Charts and diagrams as code:
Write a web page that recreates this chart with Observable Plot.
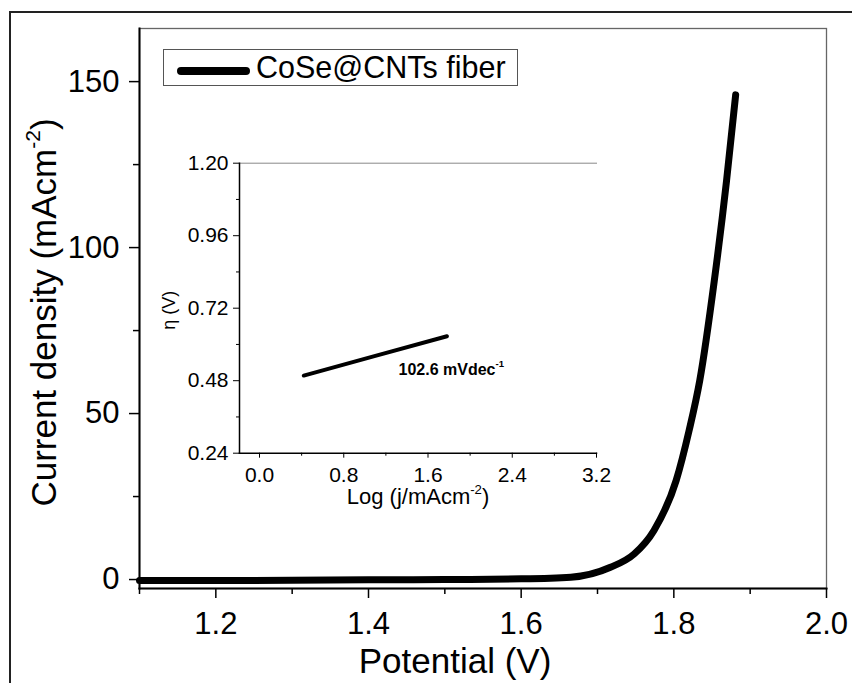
<!DOCTYPE html>
<html>
<head>
<meta charset="utf-8">
<script src="https://cdn.jsdelivr.net/npm/d3@7"></script>
<script src="https://cdn.jsdelivr.net/npm/@observablehq/plot@0.6"></script>
<style>
  html, body { margin: 0; padding: 0; background: #fff; }
  #wrap { position: relative; width: 852px; height: 683px; overflow: hidden; font-family: "Liberation Sans", Arial, sans-serif; }
  #wrap svg { position: absolute; left: 0; top: 0; }
  #border { position: absolute; left: 9px; top: 11px; width: 900px; height: 700px; border-left: 2px solid #222; border-top: 2px solid #222; pointer-events: none; }
  #legend { position: absolute; left: 163px; top: 49px; width: 353px; height: 35px; border: 1.3px solid #555; background: #fff; }
  #legend .swatch { position: absolute; left: 13px; top: 17px; width: 73px; height: 8px; background: #000; border-radius: 4px; }
  #legend .lab { position: absolute; left: 92px; top: 0px; font-size: 30.5px; line-height: 35px; color: #000; white-space: nowrap; }
</style>
</head>
<body>
<div id="wrap">
  <div id="border"></div>
</div>
<script>
// ---- main LSV curve (Potential V vs current density mA cm^-2)
const potential = [1.10, 1.20, 1.30, 1.40, 1.50, 1.60, 1.665, 1.717, 1.748, 1.774, 1.803, 1.820, 1.834, 1.853, 1.869, 1.881];
const current   = [-0.3, -0.3, -0.2, -0.1, 0.0, 0.2, 0.7, 3.7, 7.7, 14.8, 29.8, 44.9, 60, 90, 120, 146];
const mainXTicks = [1.2, 1.4, 1.6, 1.8, 2.0];
const mainXMinor = [1.1, 1.3, 1.5, 1.7, 1.9];
const mainYTicks = [0, 50, 100, 150];
const mainYMinor = [25, 75, 125];
const seriesName = "CoSe@CNTs fiber";

// ---- inset Tafel plot
const logJ = [0.42, 1.10, 1.78];
const eta  = [0.497, 0.562, 0.627];
const insetXTicks = [0.0, 0.8, 1.6, 2.4, 3.2];
const insetXMinor = [0.4, 1.2, 2.0, 2.8];
const insetYTicks = [0.24, 0.48, 0.72, 0.96, 1.20];
const insetYMinor = [0.36, 0.60, 0.84, 1.08];
const tafelLabel = "102.6 mVdec⁻¹";
const tafelLabelPos = {x: 1.32, y: 0.50};

const curve = potential.map((p, i) => ({x: p, y: current[i]}));
const tafel = logJ.map((l, i) => ({x: l, y: eta[i]}));

const FONT = "'Liberation Sans', Arial, sans-serif";

const main = Plot.plot({
  width: 852, height: 683,
  marginLeft: 139, marginRight: 26, marginTop: 28, marginBottom: 95,
  style: {fontFamily: FONT, background: "transparent", color: "#000"},
  x: {domain: [1.1, 2.0]},
  y: {domain: [-2.7, 166]},
  marks: [
    Plot.frame({stroke: "#666", strokeWidth: 1.3}),
    Plot.line(curve, {x: "x", y: "y", stroke: "#000", strokeWidth: 7, curve: "monotone-x", strokeLinecap: "round", strokeLinejoin: "round"}),
    Plot.frame({anchor: "left", stroke: "#000", strokeWidth: 2}),
    Plot.frame({anchor: "bottom", stroke: "#000", strokeWidth: 2}),
    Plot.axisX({ticks: mainXTicks, tickSize: 10, tickPadding: 13, tickFormat: d3.format(".1f"), fontSize: 31, label: null, strokeWidth: 1.5}),
    Plot.axisX({ticks: mainXMinor, tickSize: 6, fill: "none", label: null, strokeWidth: 1.5}),
    Plot.axisY({ticks: mainYTicks, tickSize: 10, tickPadding: 10, fontSize: 31, label: null, strokeWidth: 1.5}),
    Plot.axisY({ticks: mainYMinor, tickSize: 6, fill: "none", label: null, strokeWidth: 1.5}),
    Plot.text(["Potential (V)"], {frameAnchor: "bottom", dx: -28, dy: 84, lineAnchor: "bottom", textAnchor: "middle", fontSize: 35, fill: "#000"}),
    Plot.text(["Current density (mAcm⁻²)"], {frameAnchor: "left", rotate: -90, dx: -95, dy: 4, textAnchor: "middle", lineAnchor: "middle", fontSize: 35, fill: "#000"})
  ]
});

const inset = Plot.plot({
  width: 852, height: 683,
  marginLeft: 239, marginRight: 256, marginTop: 162.7, marginBottom: 230.3,
  style: {fontFamily: FONT, background: "transparent", color: "#000"},
  x: {domain: [-0.19, 3.2]},
  y: {domain: [0.24, 1.20]},
  marks: [
    Plot.frame({anchor: "top", stroke: "#888", strokeWidth: 1}),
    Plot.line(tafel, {x: "x", y: "y", stroke: "#000", strokeWidth: 4, strokeLinecap: "round"}),
    Plot.text([tafelLabel], {x: () => tafelLabelPos.x, y: () => tafelLabelPos.y, textAnchor: "start", lineAnchor: "bottom", fontSize: 16, fontWeight: "bold", fill: "#000"}),
    Plot.frame({anchor: "left", stroke: "#000", strokeWidth: 1.5}),
    Plot.frame({anchor: "bottom", stroke: "#000", strokeWidth: 1.5}),
    Plot.axisX({ticks: insetXTicks, tickSize: 5, tickPadding: 9, tickFormat: d3.format(".1f"), fontSize: 21, label: null}),
    Plot.axisX({ticks: insetXMinor, tickSize: 3, fill: "none", label: null}),
    Plot.axisY({ticks: insetYTicks, tickSize: 6, tickPadding: 5, tickFormat: d3.format(".2f"), fontSize: 21, label: null}),
    Plot.axisY({ticks: insetYMinor, tickSize: 3, fill: "none", label: null}),
    Plot.text(["Log (j/mAcm⁻²)"], {frameAnchor: "bottom", dy: 51, lineAnchor: "bottom", textAnchor: "middle", fontSize: 22, fill: "#000"}),
    Plot.text(["η (V)"], {frameAnchor: "left", rotate: -90, dx: -70, dy: 2, textAnchor: "middle", lineAnchor: "middle", fontSize: 18, fill: "#000"})
  ]
});

// superscript rendering for "⁻²" / "⁻¹"
function superscripts(svg) {
  svg.querySelectorAll("text").forEach(t => {
    const s = t.textContent;
    const m = s.match(/⁻([¹²])/);
    if (!m || t.children.length) return;
    const idx = m.index;
    const before = s.slice(0, idx), after = s.slice(idx + 2);
    const sup = "-" + (m[1] === "²" ? "2" : "1");
    const ns = "http://www.w3.org/2000/svg";
    while (t.firstChild) t.removeChild(t.firstChild);
    const a = document.createElementNS(ns, "tspan"); a.textContent = before; t.appendChild(a);
    const b = document.createElementNS(ns, "tspan"); b.textContent = sup;
    b.setAttribute("font-size", "60%"); b.setAttribute("dy", "-0.75em"); t.appendChild(b);
    if (after) {
      const c = document.createElementNS(ns, "tspan"); c.textContent = after;
      c.setAttribute("dy", "0.45em"); t.appendChild(c);
    }
  });
}
superscripts(main);
superscripts(inset);

const wrap = document.getElementById("wrap");
wrap.insertBefore(main, wrap.firstChild);
wrap.appendChild(inset);

const legend = document.createElement("div");
legend.id = "legend";
legend.innerHTML = '<div class="swatch"></div><div class="lab"></div>';
legend.querySelector(".lab").textContent = seriesName;
wrap.appendChild(legend);
</script>
</body>
</html>
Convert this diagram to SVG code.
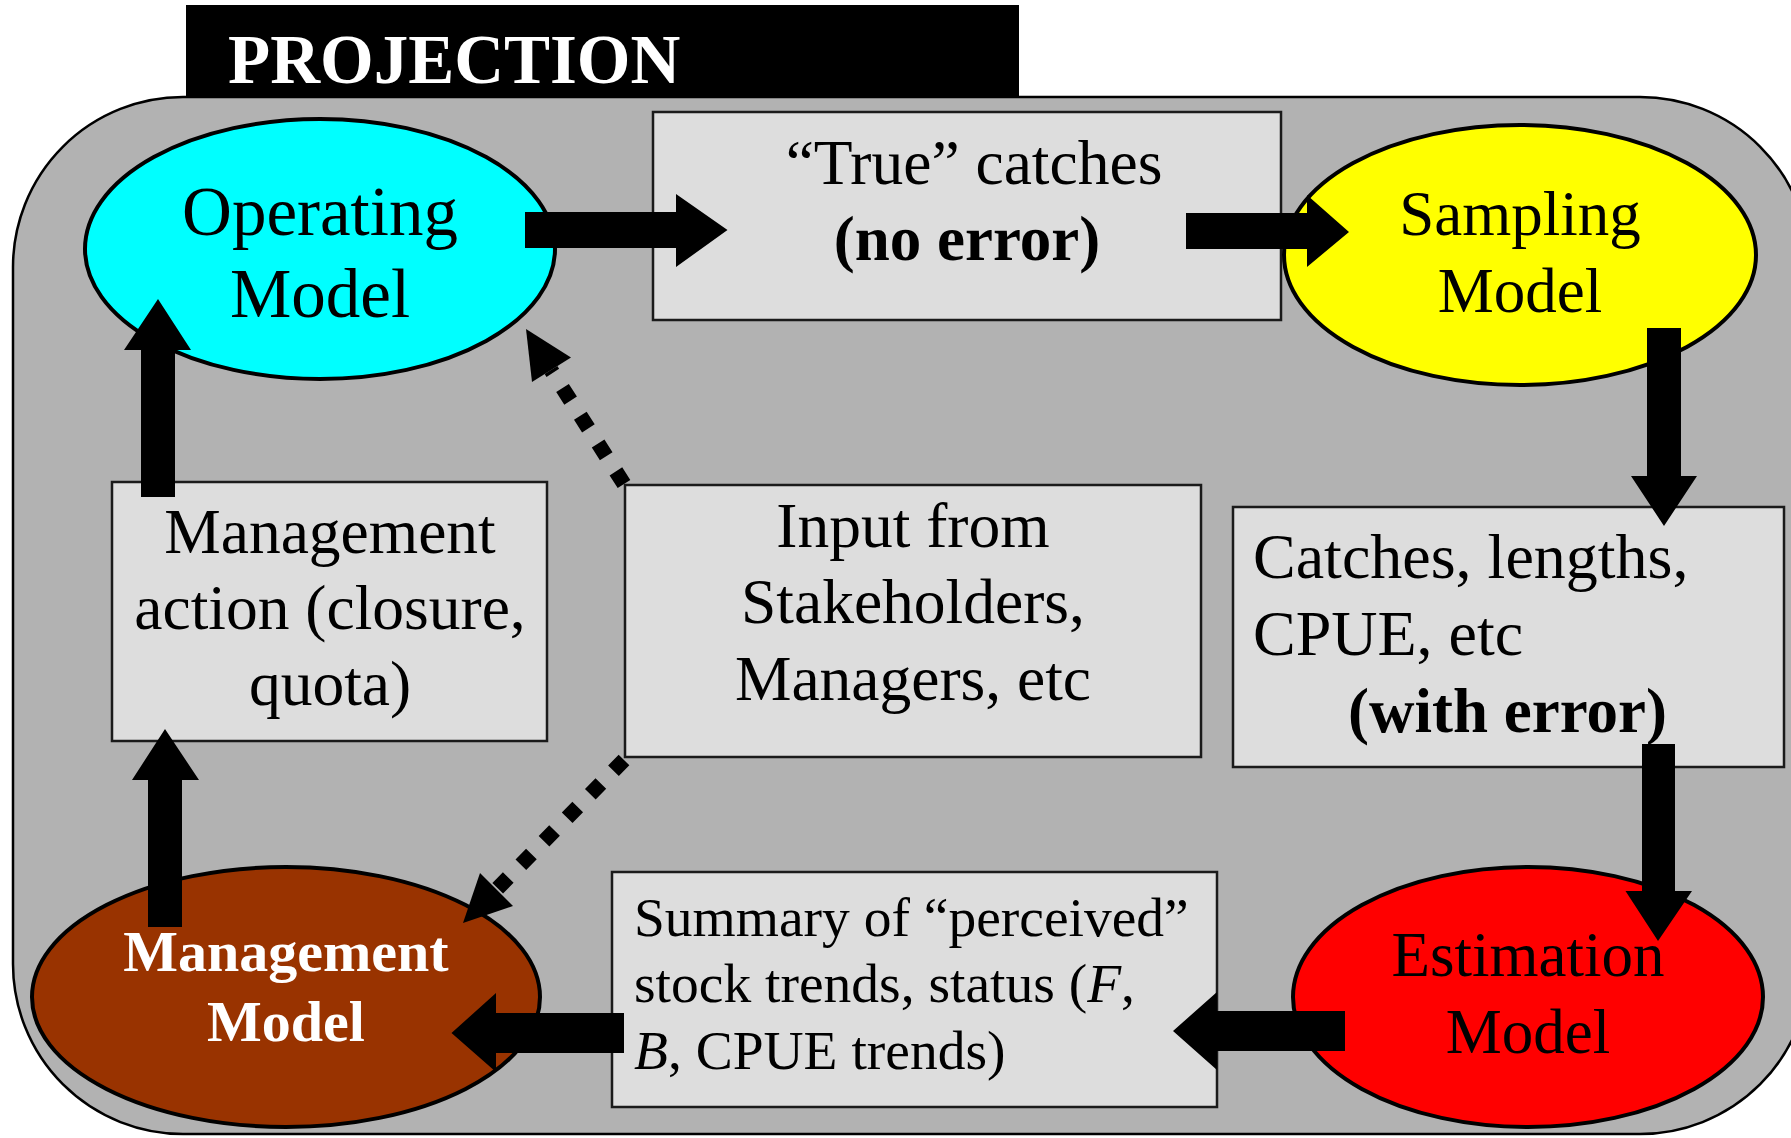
<svg xmlns="http://www.w3.org/2000/svg" width="1791" height="1138" viewBox="0 0 1791 1138">
  <style>
    .frame { fill:#b2b2b2; stroke:#000; stroke-width:2.5; }
    .box { fill:#dddddd; stroke:#1a1a1a; stroke-width:2.5; }
    .oval { stroke:#000; stroke-width:4; }
    .t { font-family:"Liberation Serif","Times New Roman",serif; fill:#000; }
    .mid { text-anchor:middle; }
    .b { font-weight:bold; }
    .i { font-style:italic; }
    .arrow { fill:#000; }
    .dots { fill:none; stroke:#000; stroke-width:15; stroke-dasharray:15 18; }
  </style>

  <!-- Title tab and enclosing projection frame -->
  <g id="frame">
    <rect x="186" y="5" width="833" height="92" fill="#000"/>
    <text class="t b" x="228" y="83" font-size="69" style="fill:#fff">PROJECTION</text>
    <rect class="frame" x="13" y="97" width="1797" height="1037" rx="170" ry="170"/>
  </g>

  <g id="operating-model">
    <ellipse class="oval" cx="320" cy="249" rx="235" ry="130" fill="#00ffff"/>
    <text class="t mid" font-size="69" x="320" y="235">Operating</text>
    <text class="t mid" font-size="69" x="320" y="317">Model</text>
  </g>

  <g id="true-catches">
    <rect class="box" x="653" y="112" width="628" height="208"/>
    <text class="t mid" font-size="63.5" x="974" y="184">“True” catches</text>
    <text class="t mid b" font-size="63" x="967" y="260">(no error)</text>
  </g>

  <g id="sampling-model">
    <ellipse class="oval" cx="1520" cy="255" rx="236" ry="130" fill="#ffff00"/>
    <text class="t mid" font-size="63" x="1520" y="235">Sampling</text>
    <text class="t mid" font-size="63" x="1520" y="312">Model</text>
  </g>

  <g id="management-action">
    <rect class="box" x="112" y="482" width="435" height="259"/>
    <text class="t mid" font-size="63.5" x="330" y="553">Management</text>
    <text class="t mid" font-size="63.5" x="330" y="629">action (closure,</text>
    <text class="t mid" font-size="63.5" x="330" y="705">quota)</text>
  </g>

  <g id="stakeholder-input">
    <rect class="box" x="625" y="485" width="576" height="272"/>
    <text class="t mid" font-size="63.5" x="913" y="547">Input from</text>
    <text class="t mid" font-size="63.5" x="913" y="623">Stakeholders,</text>
    <text class="t mid" font-size="63.5" x="913" y="700">Managers, etc</text>
  </g>

  <g id="observed-data">
    <rect class="box" x="1233" y="507" width="551" height="260"/>
    <text class="t" font-size="64" x="1253" y="578">Catches, lengths,</text>
    <text class="t" font-size="64" x="1253" y="655">CPUE, etc</text>
    <text class="t b" font-size="63" x="1348" y="732">(with error)</text>
  </g>

  <g id="estimation-model">
    <ellipse class="oval" cx="1528" cy="997" rx="235" ry="130" fill="#ff0000"/>
    <text class="t mid" font-size="63" x="1528" y="976">Estimation</text>
    <text class="t mid" font-size="63" x="1528" y="1053">Model</text>
  </g>

  <g id="stock-summary">
    <rect class="box" x="612" y="872" width="605" height="235"/>
    <text class="t" font-size="55.5" x="634" y="936">Summary of “perceived”</text>
    <text class="t" font-size="55.5" x="634" y="1002">stock trends, status (<tspan class="i">F</tspan>,</text>
    <text class="t" font-size="55.5" x="634" y="1069"><tspan class="i">B</tspan>, CPUE trends)</text>
  </g>

  <g id="management-model">
    <ellipse class="oval" cx="286" cy="997" rx="254" ry="130" fill="#993300"/>
    <text class="t mid b" font-size="58" x="286" y="971" style="fill:#fff">Management</text>
    <text class="t mid b" font-size="58" x="286" y="1041" style="fill:#fff">Model</text>
  </g>

  <!-- Block arrows and dotted influence arrows -->
  <g id="connectors">
    <path class="arrow" d="M525,212 H676 V194 L727.5,230 L676,267 V248 H525 Z"/>
    <path class="arrow" d="M1186,213 H1307 V195 L1349,232 L1307,267 V249 H1186 Z"/>
    <path class="arrow" d="M1647,328 H1681 V476 H1697 L1664,526 L1631,476 H1647 Z"/>
    <path class="arrow" d="M1642,744 H1675 V891 H1692 L1658,941 L1625.5,891 H1642 Z"/>
    <path class="arrow" d="M1345,1011 V1051 H1217 V1070 L1173,1031 L1217,992 V1011 Z"/>
    <path class="arrow" d="M624,1013 V1053 H496 V1072 L451.5,1033 L496,993 V1013 Z"/>
    <path class="arrow" d="M148,927 V780 H132 L165,729 L199,780 H182 V927 Z"/>
    <path class="arrow" d="M141,497 V350 H124 L158,299 L191,350 H175 V497 Z"/>

    <line class="dots" x1="624" y1="484" x2="551" y2="370"/>
    <polygon class="arrow" points="526,329 571,357.5 532,382"/>
    <line class="dots" x1="624" y1="760" x2="497" y2="889"/>
    <polygon class="arrow" points="463,923 480,873 513,906"/>
  </g>
</svg>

*What the task asks*. Identify each line of the material where the word "with" shows up, and copy it.

*Answer to the problem*.
Write a web page that recreates this chart with Observable Plot.
    <text class="t b" font-size="63" x="1348" y="732">(with error)</text>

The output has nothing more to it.